Recently, I’ve heard a lot of middle-aged people bemoaning automated services as ‘you don’t get to talk to a proper person’ or ‘A machine never smiles at you’.
This is the latest major gripe. The gripe before this one was ‘I don’t want to talk to someone in a call centre in INDIA, I want to talk to someone I can understand’. A lot of companies buckled and moved call centre operations back to the UK. Some companies cunningly renamed Talan or Anjalli ‘Darren’ or ‘Stacey’ to give their customers the impression that they were phoning a call centre in the UK. For the cannier caller, knowing that someone called ‘Darren’ probably didn’t spend his childhood learning English in Lahore kind of gave the ruse away. Frankly, I had no problems with call centres in India.

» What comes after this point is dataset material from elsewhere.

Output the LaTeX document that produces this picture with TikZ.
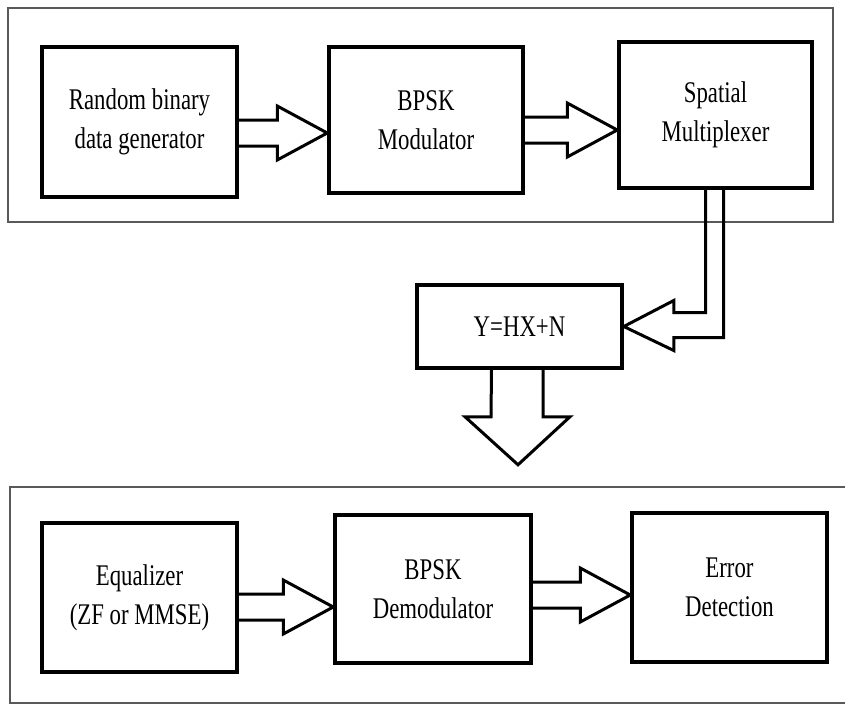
\documentclass[tikz,border=0pt]{standalone}
\usepackage{fontspec}
\setmainfont{Liberation Serif}[FakeStretch=0.76]
\usetikzlibrary{calc}
\def\fatarrow[#1](#2)(#3)(#4){\coordinate (tip) at ($(#3.west)+(0,#4)$); \draw[#1] ($(#2.east |- tip)+(0,-13)$) -- ($(tip)+(-50,-13)$) -- ($(tip)+(-50,-27)$) -- (tip) -- ($(tip)+(-50,27)$) -- ($(tip)+(-50,13)$) -- ($(#2.east |- tip)+(0,13)$);}
\tikzset{
	block/.style={draw, line width=3.5pt, inner sep=0pt, align=center, font=\fontsize{30}{39}\selectfont},
	frame/.style={draw=black!65, line width=1.5pt},
	fat/.style={line width=3pt, line join=miter}
}

\begin{document}
\begin{tikzpicture}[x=1pt, y=-1pt]
			%%%%% START %%%%%
			
			\useasboundingbox (0, 0) rectangle (845, 705);
			
			\draw[frame] (8, 8) rectangle (833, 222);
			\draw[frame] (845, 487) -| (10, 703) -- (845, 703);
			
			\node[block, minimum width=195, minimum height=150] (gen) at (139.5, 122) {Random binary\\data generator};
			\node[block, minimum width=194, minimum height=146] (mod) at (426, 120) {BPSK\\Modulator};
			\node[block, minimum width=193, minimum height=146] (mux) at (715.5, 115) {Spatial\\Multiplexer};
			
			\node[block, minimum width=205, minimum height=83] (chan) at (519.5, 326.5) {Y=HX+N};
			
			\node[block, minimum width=195, minimum height=149] (eq) at (139.5, 597.5) {Equalizer\\(ZF or MMSE)};
			\node[block, minimum width=196, minimum height=148] (demod) at (433, 589) {BPSK\\Demodulator};
			\node[block, minimum width=195, minimum height=149] (err) at (729.5, 587.5) {Error\\Detection};
			
			\fatarrow[fat](gen)(mod)(13);
			\fatarrow[fat](mod)(mux)(15);
			\fatarrow[fat](eq)(demod)(18);
			\fatarrow[fat](demod)(err)(7.5);
			
			\draw[fat] ($(mux.south)+(-10, 0)$) |- ($(chan.east)+(50, -14)$) -- ($(chan.east)+(50, -26)$) -- (chan.east) -- ($(chan.east)+(50, 24)$) -- ($(chan.east)+(50, 11)$) -| ($(mux.south)+(8, 0)$);
			
			\coordinate (down) at ($(chan.south)+(-1.5, 95)$);
			\draw[fat] ($(chan.south)+(-28, 0)$) -- ($(down)+(-27, -48)$) -- ($(down)+(-53, -48)$) -- (down) -- ($(down)+(52, -48)$) -- ($(down)+(25, -48)$) -- ($(chan.south)+(23.5, 0)$);
			
			%%%%% END %%%%%
		\end{tikzpicture}
\end{document}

I’d rather have my mobile phone topped up by someone with a PhD in nuclear physics than a reject of the McDonalds training programme. In that respect, global inequality worked very much to my favour.
The new complaint is about supermarket self-service kiosks, an older one is about ATMs. The problem with these technologies (apparently) is that the customer is denied a smiling face and the personal touch. Frankly, they can keep it. I don’t know what country people think they’re suddenly living in but the chances of getting a cashier to give you a cheery smile and the benefit of their years or scanning experience are very slim indeed. Not being a particularly organised child, I generally do my food shopping 25 minutes before I cut my purchase up or poke holes in it and shove it in a hot place. I don’t need po-faced incompetence to be yet another step between me and eating. I’d rather not wait behind a woman who has bought an army standard year’s supply of toilet paper and pizzas whilst I queue patiently with my £4.27 worth of sub-luxury goods. Furthermore a machine will never judge me for buying economy tuna or a sensitive brand of condom (during my bi-annual contraceptive purchase).
I am by no means a misanthrope (not by UK standards anyway), it’s just there are too many people to deal with in everyday life, and (this being 2009 after all) surprisingly few robots. I say let’s even up the balance. As we all know, the place of robots in society has been a constant pant-wetting controversy since a Tomorrow's World presenter was stabbed in the knee by a suddenly self-aware kitchen helper robot in 1971. Thus I've tried to rationalise the automaton's role in society:
Robots dispensing cash – GOOD THING.
Robots totalling up my shopping – GOOD THING.
Robots with guns – BAD THING (see Terminator).
Robots driving taxis – BAD THING (see Total Recall).
Robot prostitutes – DECISION PENDING (see Blade Runner and AI...but only if you're really out of options at Blockbusters).